Stored data:

####################

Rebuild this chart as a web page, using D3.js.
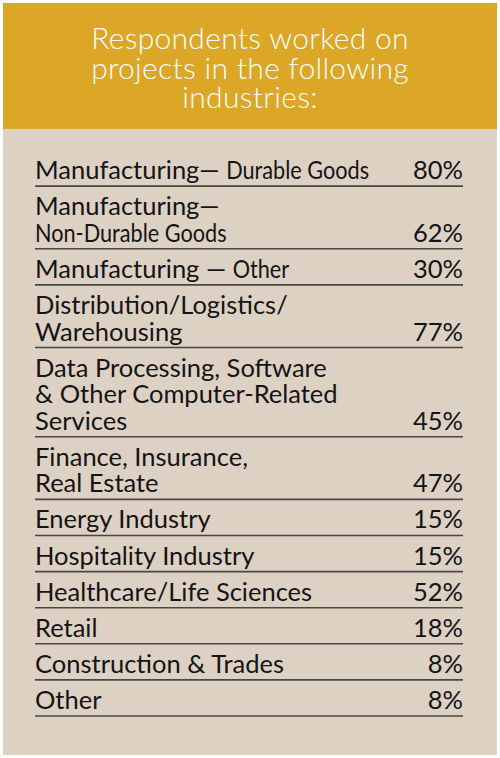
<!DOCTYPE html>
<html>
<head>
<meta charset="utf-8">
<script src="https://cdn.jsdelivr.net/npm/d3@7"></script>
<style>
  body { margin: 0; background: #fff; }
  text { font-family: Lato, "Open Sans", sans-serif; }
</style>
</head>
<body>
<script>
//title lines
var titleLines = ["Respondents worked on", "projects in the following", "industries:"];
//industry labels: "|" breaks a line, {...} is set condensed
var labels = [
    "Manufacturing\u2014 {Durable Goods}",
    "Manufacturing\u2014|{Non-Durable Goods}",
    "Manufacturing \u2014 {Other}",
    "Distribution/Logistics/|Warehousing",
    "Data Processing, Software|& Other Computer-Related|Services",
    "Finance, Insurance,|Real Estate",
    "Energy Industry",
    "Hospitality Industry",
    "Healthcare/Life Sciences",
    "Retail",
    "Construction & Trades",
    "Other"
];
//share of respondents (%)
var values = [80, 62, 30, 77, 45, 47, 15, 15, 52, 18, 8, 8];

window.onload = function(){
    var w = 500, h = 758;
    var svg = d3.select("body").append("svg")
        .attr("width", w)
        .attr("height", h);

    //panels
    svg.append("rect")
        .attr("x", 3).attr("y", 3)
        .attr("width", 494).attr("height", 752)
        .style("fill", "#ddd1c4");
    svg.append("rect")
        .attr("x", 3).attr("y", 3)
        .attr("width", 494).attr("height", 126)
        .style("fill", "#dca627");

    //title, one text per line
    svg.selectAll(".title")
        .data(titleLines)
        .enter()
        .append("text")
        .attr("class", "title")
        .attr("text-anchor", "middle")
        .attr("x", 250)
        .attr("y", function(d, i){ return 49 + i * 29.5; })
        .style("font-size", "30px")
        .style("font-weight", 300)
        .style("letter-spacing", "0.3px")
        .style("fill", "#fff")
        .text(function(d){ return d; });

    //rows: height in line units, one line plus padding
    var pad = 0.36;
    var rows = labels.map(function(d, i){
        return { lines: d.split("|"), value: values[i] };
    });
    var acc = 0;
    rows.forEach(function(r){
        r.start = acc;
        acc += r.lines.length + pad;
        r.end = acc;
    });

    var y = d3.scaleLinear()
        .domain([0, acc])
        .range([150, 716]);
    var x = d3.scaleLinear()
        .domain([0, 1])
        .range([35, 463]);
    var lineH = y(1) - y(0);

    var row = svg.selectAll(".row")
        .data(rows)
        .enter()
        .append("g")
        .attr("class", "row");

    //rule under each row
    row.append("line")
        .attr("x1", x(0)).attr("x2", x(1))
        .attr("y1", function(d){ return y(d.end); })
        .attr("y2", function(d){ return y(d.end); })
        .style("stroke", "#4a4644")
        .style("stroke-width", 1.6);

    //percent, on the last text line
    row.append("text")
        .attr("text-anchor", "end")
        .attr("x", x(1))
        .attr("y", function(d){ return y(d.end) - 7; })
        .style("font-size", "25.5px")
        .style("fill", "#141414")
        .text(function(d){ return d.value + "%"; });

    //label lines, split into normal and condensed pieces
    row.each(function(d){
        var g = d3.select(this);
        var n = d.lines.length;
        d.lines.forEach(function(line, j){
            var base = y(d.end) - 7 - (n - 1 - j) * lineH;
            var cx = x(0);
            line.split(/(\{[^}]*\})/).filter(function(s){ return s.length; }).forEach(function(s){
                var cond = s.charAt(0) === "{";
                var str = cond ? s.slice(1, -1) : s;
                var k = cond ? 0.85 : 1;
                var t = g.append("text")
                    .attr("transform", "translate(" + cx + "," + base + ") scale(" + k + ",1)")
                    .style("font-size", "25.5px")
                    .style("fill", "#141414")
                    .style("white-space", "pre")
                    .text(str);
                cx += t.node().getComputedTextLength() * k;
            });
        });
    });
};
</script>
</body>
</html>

####################

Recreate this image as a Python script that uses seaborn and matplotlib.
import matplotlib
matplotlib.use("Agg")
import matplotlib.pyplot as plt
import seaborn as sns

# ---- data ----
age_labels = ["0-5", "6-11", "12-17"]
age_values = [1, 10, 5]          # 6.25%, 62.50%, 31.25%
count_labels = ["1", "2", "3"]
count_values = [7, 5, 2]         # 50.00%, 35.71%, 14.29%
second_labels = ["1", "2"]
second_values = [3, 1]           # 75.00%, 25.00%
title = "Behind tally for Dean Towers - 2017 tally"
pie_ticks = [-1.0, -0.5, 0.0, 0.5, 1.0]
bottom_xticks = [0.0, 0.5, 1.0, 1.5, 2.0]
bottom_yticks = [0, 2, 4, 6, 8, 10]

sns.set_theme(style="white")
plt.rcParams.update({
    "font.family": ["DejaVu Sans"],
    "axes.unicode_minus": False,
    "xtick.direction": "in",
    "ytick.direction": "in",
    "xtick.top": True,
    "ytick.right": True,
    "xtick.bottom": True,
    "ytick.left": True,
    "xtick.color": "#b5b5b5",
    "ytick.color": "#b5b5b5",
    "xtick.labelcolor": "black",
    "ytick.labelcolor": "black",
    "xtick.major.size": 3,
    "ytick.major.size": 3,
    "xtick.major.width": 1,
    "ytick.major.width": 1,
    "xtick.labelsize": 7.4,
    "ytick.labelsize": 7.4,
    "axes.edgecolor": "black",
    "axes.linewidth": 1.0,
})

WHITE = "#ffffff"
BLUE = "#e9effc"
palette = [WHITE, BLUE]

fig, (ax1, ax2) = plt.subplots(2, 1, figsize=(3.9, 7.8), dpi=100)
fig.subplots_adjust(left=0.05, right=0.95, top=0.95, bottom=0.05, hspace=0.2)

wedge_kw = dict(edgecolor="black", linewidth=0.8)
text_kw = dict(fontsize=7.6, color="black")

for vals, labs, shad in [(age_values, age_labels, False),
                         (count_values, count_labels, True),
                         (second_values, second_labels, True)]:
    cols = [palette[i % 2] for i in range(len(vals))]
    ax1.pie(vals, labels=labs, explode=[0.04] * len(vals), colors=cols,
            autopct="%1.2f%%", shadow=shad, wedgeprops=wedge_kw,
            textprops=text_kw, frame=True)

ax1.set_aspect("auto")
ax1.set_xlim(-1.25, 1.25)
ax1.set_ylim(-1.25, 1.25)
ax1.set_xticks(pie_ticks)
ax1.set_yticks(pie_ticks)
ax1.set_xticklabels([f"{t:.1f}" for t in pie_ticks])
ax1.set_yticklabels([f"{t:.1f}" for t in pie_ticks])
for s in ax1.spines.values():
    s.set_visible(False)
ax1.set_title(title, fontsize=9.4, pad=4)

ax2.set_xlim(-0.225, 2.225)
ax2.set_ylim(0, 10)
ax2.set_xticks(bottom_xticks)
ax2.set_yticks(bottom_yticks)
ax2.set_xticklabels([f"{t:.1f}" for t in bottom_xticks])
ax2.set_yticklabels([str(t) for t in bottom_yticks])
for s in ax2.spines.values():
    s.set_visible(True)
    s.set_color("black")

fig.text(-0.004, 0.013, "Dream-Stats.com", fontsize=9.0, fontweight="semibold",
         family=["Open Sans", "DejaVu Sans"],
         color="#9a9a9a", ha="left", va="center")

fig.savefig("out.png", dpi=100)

####################

__What you will do__
Which lines contain "this"? Copy each of them out.

__Final answer__
Rebuild this chart as a web page, using D3.js.
        var g = d3.select(this);
Recreate this image as a Python script that uses seaborn and matplotlib.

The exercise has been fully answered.